The taxpayers had argued that since they were not expert in easement valuation, they could not have critically evaluated the appraisal in question. Thus, in their view, they had made a good faith attempt to establish the value of the property contributed.
But the Tax Court, with the First Circuit’s concurrence, had found that wasn’t the issue. Rather, as the First Circuit described:
The Tax Court did not suggest that the Kaufmans should have been able to critique the Hanlon appraisal in a vacuum, or that they should have known from the outset that the value of the easement was zero. Rather, the court found that the Kaufmans should have recognized obvious warning signs indicating that the appraisal's validity was subject to serious question, and should have undertaken further analysis in response.
The Kaufmans had sent an email to a representative of the charity to ask if granting a conservation easement would negatively impact the value of his property should he seek to sell the property down the line. The representative told him that he did not expect the granting of the easement to negatively impact the value of his residence at all. As well, the taxpayers signed a statement to their mortgage lender to get the lender to agree to subordinate the mortgage to the charity’s interest in the façade easement that stated the restrictions they were granting were identical to restrictions that already applied to the property.
Both Courts found that one did not need to understand the technicalities of valuing easements to understand that these statements both strongly implied that the easement had no value—that is, the taxpayers had not suffered any economic detriment by having made this “contribution” to the charity. That should have caused the Kaufmans to investigate more closely the validity of the appraisal they were relying upon to claim a charitable contribution deduction. However, the Kaufmans did not do that, but rather claimed a deduction based on that appraisal.
The First Circuit continued by noting that:
The Tax Court did not purport to equate "good faith investigation" with "exhaustive investigation." It merely required that the Kaufmans do some basic inquiry into the validity of an appraisal whose result was squarely contradicted by other available evidence glaringly in front of them. There was no clear error in such reasoning.
The taxpayers sought to argue that they had relied upon the advice of their accountant in accepting the appraisal as appropriately valuing what they had given. The Tax Court noted that the accountant had reviewed it and found it consistent with other real estate appraisals he had seen. But, as the Tax Court noted:
Mr. Cohen, however, testified that he did not express to petitioners any opinion as to whether the valuation was reasonable. Indeed, in response to a question from the Court, he agreed that it was fair to say that he had "no idea whatsoever" as to whether the value reported by petitioners on the basis of the Hanlon appraisal was accurate.

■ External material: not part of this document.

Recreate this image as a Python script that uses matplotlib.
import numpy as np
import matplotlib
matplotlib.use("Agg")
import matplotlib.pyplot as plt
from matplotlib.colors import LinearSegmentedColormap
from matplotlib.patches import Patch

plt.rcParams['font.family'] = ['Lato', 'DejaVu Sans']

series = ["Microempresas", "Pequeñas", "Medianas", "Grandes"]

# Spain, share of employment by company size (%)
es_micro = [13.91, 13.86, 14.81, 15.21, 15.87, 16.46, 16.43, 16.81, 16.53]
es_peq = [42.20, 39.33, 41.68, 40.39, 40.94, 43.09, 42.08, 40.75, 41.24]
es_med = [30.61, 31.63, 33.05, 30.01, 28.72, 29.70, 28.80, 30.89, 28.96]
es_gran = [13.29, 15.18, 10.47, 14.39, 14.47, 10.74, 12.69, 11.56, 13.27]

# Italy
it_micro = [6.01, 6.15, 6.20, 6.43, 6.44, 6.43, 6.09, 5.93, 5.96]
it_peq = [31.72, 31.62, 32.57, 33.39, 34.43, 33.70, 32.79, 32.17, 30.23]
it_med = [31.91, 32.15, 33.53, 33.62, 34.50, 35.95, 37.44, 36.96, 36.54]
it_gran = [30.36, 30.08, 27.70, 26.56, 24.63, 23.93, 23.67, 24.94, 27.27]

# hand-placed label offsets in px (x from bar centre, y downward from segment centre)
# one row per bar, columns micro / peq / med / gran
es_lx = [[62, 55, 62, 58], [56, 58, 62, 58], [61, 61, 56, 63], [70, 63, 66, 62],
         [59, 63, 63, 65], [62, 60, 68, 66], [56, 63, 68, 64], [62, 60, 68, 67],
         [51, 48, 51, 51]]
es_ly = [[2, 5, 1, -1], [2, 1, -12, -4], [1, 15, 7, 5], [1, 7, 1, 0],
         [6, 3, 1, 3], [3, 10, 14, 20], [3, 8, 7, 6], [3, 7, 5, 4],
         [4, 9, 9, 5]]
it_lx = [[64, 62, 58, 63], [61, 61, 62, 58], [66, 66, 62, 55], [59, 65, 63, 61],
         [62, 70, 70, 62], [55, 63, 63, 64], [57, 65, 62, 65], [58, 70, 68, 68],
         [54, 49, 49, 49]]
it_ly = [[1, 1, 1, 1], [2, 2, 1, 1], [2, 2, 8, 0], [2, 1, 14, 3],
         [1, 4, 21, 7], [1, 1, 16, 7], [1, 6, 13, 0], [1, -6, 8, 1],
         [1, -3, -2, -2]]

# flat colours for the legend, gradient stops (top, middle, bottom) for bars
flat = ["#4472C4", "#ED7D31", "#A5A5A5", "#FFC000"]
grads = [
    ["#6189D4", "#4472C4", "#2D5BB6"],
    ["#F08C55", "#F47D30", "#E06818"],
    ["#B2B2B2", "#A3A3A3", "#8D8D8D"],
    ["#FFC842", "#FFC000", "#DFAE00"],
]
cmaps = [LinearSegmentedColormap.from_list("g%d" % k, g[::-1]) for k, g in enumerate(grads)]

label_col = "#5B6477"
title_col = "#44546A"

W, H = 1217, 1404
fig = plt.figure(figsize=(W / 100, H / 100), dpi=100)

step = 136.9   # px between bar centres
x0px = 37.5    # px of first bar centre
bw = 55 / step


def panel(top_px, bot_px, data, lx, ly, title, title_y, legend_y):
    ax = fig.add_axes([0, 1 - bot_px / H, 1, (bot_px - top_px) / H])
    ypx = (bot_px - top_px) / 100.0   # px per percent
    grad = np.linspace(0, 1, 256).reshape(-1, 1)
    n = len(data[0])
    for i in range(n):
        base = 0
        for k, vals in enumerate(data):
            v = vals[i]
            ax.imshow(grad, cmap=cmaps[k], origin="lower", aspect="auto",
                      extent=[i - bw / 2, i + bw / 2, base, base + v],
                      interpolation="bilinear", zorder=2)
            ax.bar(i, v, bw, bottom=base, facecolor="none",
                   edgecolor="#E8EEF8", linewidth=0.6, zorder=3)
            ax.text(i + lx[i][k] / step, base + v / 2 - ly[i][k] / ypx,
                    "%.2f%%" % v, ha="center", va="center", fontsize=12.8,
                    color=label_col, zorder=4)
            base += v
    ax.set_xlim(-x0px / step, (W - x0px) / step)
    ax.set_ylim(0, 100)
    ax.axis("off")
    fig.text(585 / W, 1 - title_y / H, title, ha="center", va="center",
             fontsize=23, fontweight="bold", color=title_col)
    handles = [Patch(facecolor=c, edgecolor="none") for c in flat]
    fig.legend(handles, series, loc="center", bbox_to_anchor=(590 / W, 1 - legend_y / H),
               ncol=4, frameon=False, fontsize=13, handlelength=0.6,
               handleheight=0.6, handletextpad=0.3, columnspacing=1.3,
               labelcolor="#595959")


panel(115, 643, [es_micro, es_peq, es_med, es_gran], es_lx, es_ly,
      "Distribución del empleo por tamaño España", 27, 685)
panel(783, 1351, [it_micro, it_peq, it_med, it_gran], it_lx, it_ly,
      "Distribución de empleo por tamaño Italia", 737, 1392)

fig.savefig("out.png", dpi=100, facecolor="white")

The First Circuit agreed with the Tax Court’s finding that, based on the accountant’s testimony, the taxpayers had not made a good faith investigation of the value of the easement via their use of Mr. Cohen.

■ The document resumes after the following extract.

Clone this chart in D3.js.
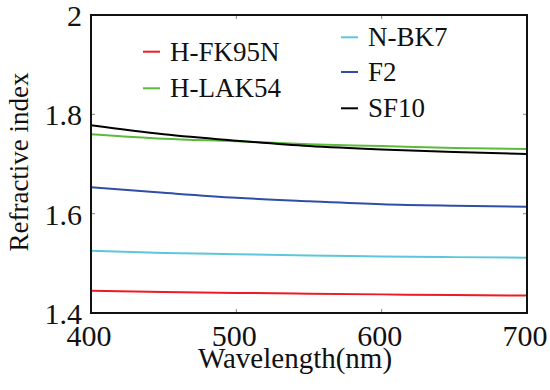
<!DOCTYPE html>
<html>
<head>
<meta charset="utf-8">
<script src="https://cdn.jsdelivr.net/npm/d3@7"></script>
<style>
  body { margin: 0; background: #fff; }
</style>
</head>
<body>
<div id="wrapper"></div>
<script>
// wavelength samples (nm)
var wavelengths = [400, 450, 500, 550, 600, 650, 700];

// refractive index per glass
var hfk95n = [1.445, 1.4425, 1.4405, 1.439, 1.4375, 1.436, 1.435];
var hlak54 = [1.760, 1.751, 1.746, 1.740, 1.736, 1.732, 1.730];
var nbk7   = [1.5255, 1.521, 1.5185, 1.516, 1.514, 1.5125, 1.5112];
var f2     = [1.653, 1.642, 1.632, 1.625, 1.619, 1.616, 1.614];
var sf10   = [1.778, 1.760, 1.747, 1.736, 1.729, 1.724, 1.720];

var glassNames = ["H-FK95N", "H-LAK54", "N-BK7", "F2", "SF10"];
var glassColors = ["#ec1c24", "#5bbb3b", "#5cc6da", "#2f4fa6", "#000000"];

var xTicks = [400, 500, 600, 700];
var yTicks = [1.4, 1.6, 1.8, 2];

var FONT = "'Liberation Serif', 'Times New Roman', Times, 'DejaVu Serif', serif";

function build() {
    var series = [hfk95n, hlak54, nbk7, f2, sf10];

    var dimension = {
        width: 550,
        height: 390,
        margin: { top: 15, right: 23, bottom: 77, left: 91 }
    };
    dimension.boundedWidth = dimension.width - dimension.margin.left - dimension.margin.right;
    dimension.boundedHeight = dimension.height - dimension.margin.top - dimension.margin.bottom;

    const wrapper = d3.select("#wrapper")
        .append("svg")
        .attr("width", dimension.width)
        .attr("height", dimension.height)
        .style("font-family", FONT);

    const bounds = wrapper.append("g")
        .attr("transform", `translate(${dimension.margin.left},${dimension.margin.top})`);

    const x = d3.scaleLinear().domain([400, 700]).range([0, dimension.boundedWidth]);
    const y = d3.scaleLinear().domain([1.4, 2]).range([dimension.boundedHeight, 0]);

    // inner ticks, all four sides
    const tickLen = 4;
    const tickG = bounds.append("g").attr("stroke", "#888").attr("stroke-width", 1);
    xTicks.forEach(t => {
        tickG.append("line").attr("x1", x(t)).attr("x2", x(t))
            .attr("y1", dimension.boundedHeight).attr("y2", dimension.boundedHeight - tickLen);
        tickG.append("line").attr("x1", x(t)).attr("x2", x(t))
            .attr("y1", 0).attr("y2", tickLen);
    });
    yTicks.forEach(t => {
        tickG.append("line").attr("x1", 0).attr("x2", tickLen)
            .attr("y1", y(t)).attr("y2", y(t));
        tickG.append("line").attr("x1", dimension.boundedWidth).attr("x2", dimension.boundedWidth - tickLen)
            .attr("y1", y(t)).attr("y2", y(t));
    });

    // lines
    const line = d3.line()
        .x((d, i) => x(wavelengths[i]))
        .y(d => y(d))
        .curve(d3.curveMonotoneX);

    bounds.selectAll("path.glass")
        .data(series)
        .enter()
        .append("path")
        .attr("class", "glass")
        .attr("d", d => line(d))
        .attr("fill", "none")
        .attr("stroke", (d, i) => glassColors[i])
        .attr("stroke-width", 2);

    // frame
    bounds.append("rect")
        .attr("width", dimension.boundedWidth)
        .attr("height", dimension.boundedHeight)
        .attr("fill", "none")
        .attr("stroke", "#111")
        .attr("stroke-width", 2);

    // tick labels
    bounds.append("g")
        .selectAll("text")
        .data(xTicks)
        .enter()
        .append("text")
        .attr("x", d => x(d) - 2)
        .attr("y", dimension.boundedHeight + 33)
        .attr("fill", "#111")
        .style("text-anchor", "middle")
        .style("font-size", "30px")
        .text(d => d);

    bounds.append("g")
        .selectAll("text")
        .data(yTicks)
        .enter()
        .append("text")
        .attr("x", -9)
        .attr("y", d => y(d) + 11)
        .attr("fill", "#111")
        .style("text-anchor", "end")
        .style("font-size", "30px")
        .text(d => d3.format(".1~f")(d));

    // axis titles
    wrapper.append("text")
        .attr("x", 295)
        .attr("y", 368)
        .attr("fill", "#111")
        .style("text-anchor", "middle")
        .style("font-size", "29px")
        .text("Wavelength(nm)");

    wrapper.append("text")
        .attr("transform", "translate(28,162) rotate(-90)")
        .attr("fill", "#111")
        .style("text-anchor", "middle")
        .style("font-size", "27px")
        .text("Refractive index");

    // legend, two columns
    var legendPos = [
        { lx: 143, ly: 51.7 },
        { lx: 143, ly: 88.3 },
        { lx: 341, ly: 37.3 },
        { lx: 341, ly: 72 },
        { lx: 341, ly: 108.3 }
    ];
    const legend = wrapper.append("g")
        .selectAll("g")
        .data(glassNames)
        .enter()
        .append("g")
        .attr("transform", (d, i) => `translate(${legendPos[i].lx},${legendPos[i].ly})`);

    legend.append("line")
        .attr("x1", 0).attr("x2", 17)
        .attr("stroke", (d, i) => glassColors[i])
        .attr("stroke-width", 2);

    legend.append("text")
        .attr("x", 27)
        .attr("y", 9)
        .attr("fill", "#111")
        .style("font-size", "27px")
        .text(d => d);
}

build();
</script>
</body>
</html>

To the Kaufman’s general view that obtaining a qualified appraisal performed by a qualified appraiser should automatically constitute a good faith investigation, the Court notes that this would made the second prong of the test unnecessary, since fulfilling the first prong (obtaining the qualified appraisal by a qualified appraiser) would automatically fulfill the second prong. A standard rule of statutory construction is that the Court should avoid a reading that renders a portion of a statute superfluous as opposed to any alternative reasonable reading that does not have that affect.
As well, the First Circuit goes on to note:
Simply obtaining an appraisal is not the same as reasonably relying on that appraisal. The Kaufmans concede as much in their reply brief, acknowledging that "'obtaining' a qualified appraisal alone will not satisfy the good-faith investigation requirement, nor will 'unreasonable' reliance." There may well be situations in which the taxpayer need do little more than read an appraisal and note that there is no other evidence that reasonably casts doubt on the accuracy of the appraisal. Here, however, the Tax Court supportably found that the Kaufmans obtained a qualified appraisal from a qualified appraiser, but that other facts available to the Kaufmans should have alerted them that it was not reasonable to rely on that appraisal.
There are some key issues that an adviser should note here. First, it’s not surprising that the taxpayers attempted to argue they had relied on the accountant who prepared the return in this area. While the Tax Court and the Court of Appeals did not accept that as a position that would show good faith investigation, that’s not to say the taxpayer might not be able to persuade a civil court that the accountant failed in his duty to warn them about the fact that a) he was not an expert in valuation issues and b) simply relying on the appraiser would not be sufficient to escape a penalty if the IRS were able to show the appraisal was in error leading to a gross misstatement of the value for federal tax purposes.
Second, taxpayers must be counseled that they cannot “play ostrich” and ignore information that may suggest a result contrary to what they are claiming on the return. The fact that the taxpayers inquired about the negative impact on property values and received assurance there was none before they went forward with the transaction certainly can lead to the conclusion that the taxpayers believed when they filed the return that they hadn’t really “given” anything. Add to that the statement they gave to the lender, and it certainly appears that they were aware that this deduction looked “too good to be true” regardless of what those promoting the arrangement might have said.
That is, if the taxpayer is faced with a result that sounds “too good to be true” the taxpayer needs to make additional inquiries. Certainly at a minimum they should have made such “bad facts” known to the accountant who, regardless of his expertise in evaluating the value of property, could have recognized the problem in inherent in those facts—or, if he failed to advise the taxpayers of that fact, his lack of a warning would have given the taxpayers an argument that they had reasonably relied on the accountant.